►
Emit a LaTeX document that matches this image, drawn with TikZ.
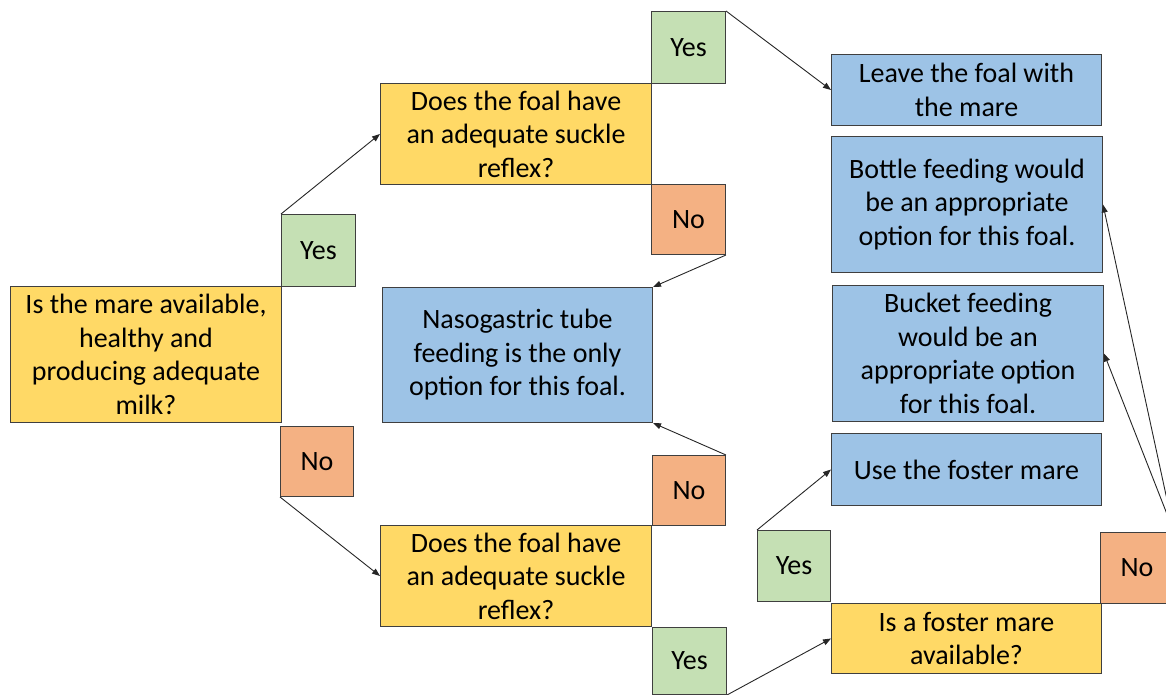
\documentclass[tikz,border=0pt]{standalone}
\usepackage{fontspec}
\setmainfont{Carlito}
\usetikzlibrary{arrows.meta}
\definecolor{qy}{HTML}{FFD966}
\definecolor{yg}{HTML}{C5E0B4}
\definecolor{no}{HTML}{F4B183}
\definecolor{bl}{HTML}{9DC3E6}
\definecolor{bord}{HTML}{3F3F3F}
\definecolor{lin}{HTML}{262626}
\begin{document}
\begin{tikzpicture}[x=1pt,y=-1pt,
  box/.style={draw=bord, line width=1pt, rectangle, inner sep=0pt, anchor=north west,
    align=center, font=\fontsize{28}{33.5}\selectfont},
  conn/.style={draw=lin, line width=0.9pt, -{Triangle[length=8pt,width=6pt]}}]
\useasboundingbox (0,0) rectangle (1166,695);
\clip (0,0) rectangle (1166,695);
% questions
\node[box,fill=qy,minimum width=271pt,minimum height=136pt] (q1) at (10,286) {Is the mare available,\\healthy and\\producing adequate\\milk?};
\node[box,fill=qy,minimum width=271pt,minimum height=101pt] (q2) at (380,83) {Does the foal have\\an adequate suckle\\reflex?};
\node[box,fill=qy,minimum width=271pt,minimum height=101pt] (q3) at (380,525) {Does the foal have\\an adequate suckle\\reflex?};
\node[box,fill=qy,minimum width=270pt,minimum height=70pt] (fq) at (831,603) {Is a foster mare\\available?};
% outcomes
\node[box,fill=bl,minimum width=270pt,minimum height=135pt] (naso) at (382,287) {Nasogastric tube\\feeding is the only\\option for this foal.};
\node[box,fill=bl,minimum width=270pt,minimum height=71pt] (leave) at (831,54) {Leave the foal with\\the mare};
\node[box,fill=bl,minimum width=271pt,minimum height=136pt] (bottle) at (831,136) {Bottle feeding would\\be an appropriate\\option for this foal.};
\node[box,fill=bl,minimum width=271pt,minimum height=136pt] (bucket) at (832,285) {Bucket feeding\\would be an\\appropriate option\\for this foal.};
\node[box,fill=bl,minimum width=270pt,minimum height=72pt] (foster) at (831,433) {Use the foster mare};
% yes / no labels
\node[box,fill=yg,minimum width=74pt,minimum height=72pt] (y1) at (281,214) {Yes};
\node[box,fill=no,minimum width=73pt,minimum height=70pt] (n1) at (280,426) {No};
\node[box,fill=yg,minimum width=74pt,minimum height=72pt] (y2) at (651,11) {Yes};
\node[box,fill=no,minimum width=74pt,minimum height=70pt] (n2) at (651,184) {No};
\node[box,fill=no,minimum width=73pt,minimum height=70pt] (n3) at (652,455) {No};
\node[box,fill=yg,minimum width=74pt,minimum height=67pt] (y3) at (652,627) {Yes};
\node[box,fill=yg,minimum width=73pt,minimum height=71pt] (y4) at (757,530) {Yes};
\node[box,fill=no,minimum width=73pt,minimum height=71pt] (n4) at (1100,532) {No};
% connectors
\draw[conn] (y1.north west) -- (q2.west);
\draw[conn] (n1.south west) -- (q3.west);
\draw[conn] (y2.north east) -- (leave.west);
\draw[conn] (n2.south east) -- (naso.north east);
\draw[conn] (n3.north east) -- (naso.south east);
\draw[conn] (y3.south east) -- (fq.west);
\draw[conn] (y4.north west) -- (foster.west);
\draw[conn] (n4.north east) -- (bottle.east);
\draw[conn] (n4.north east) -- (bucket.east);
\end{tikzpicture}
\end{document}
◄
— WHAT TO WORK ON —
Identify each line of the material where the word "with" shows up, and copy it.

— RESULT OF THE EXERCISE —
Emit a LaTeX document that matches this image, drawn with TikZ.
\node[box,fill=bl,minimum width=270pt,minimum height=71pt] (leave) at (831,54) {Leave the foal with\\the mare};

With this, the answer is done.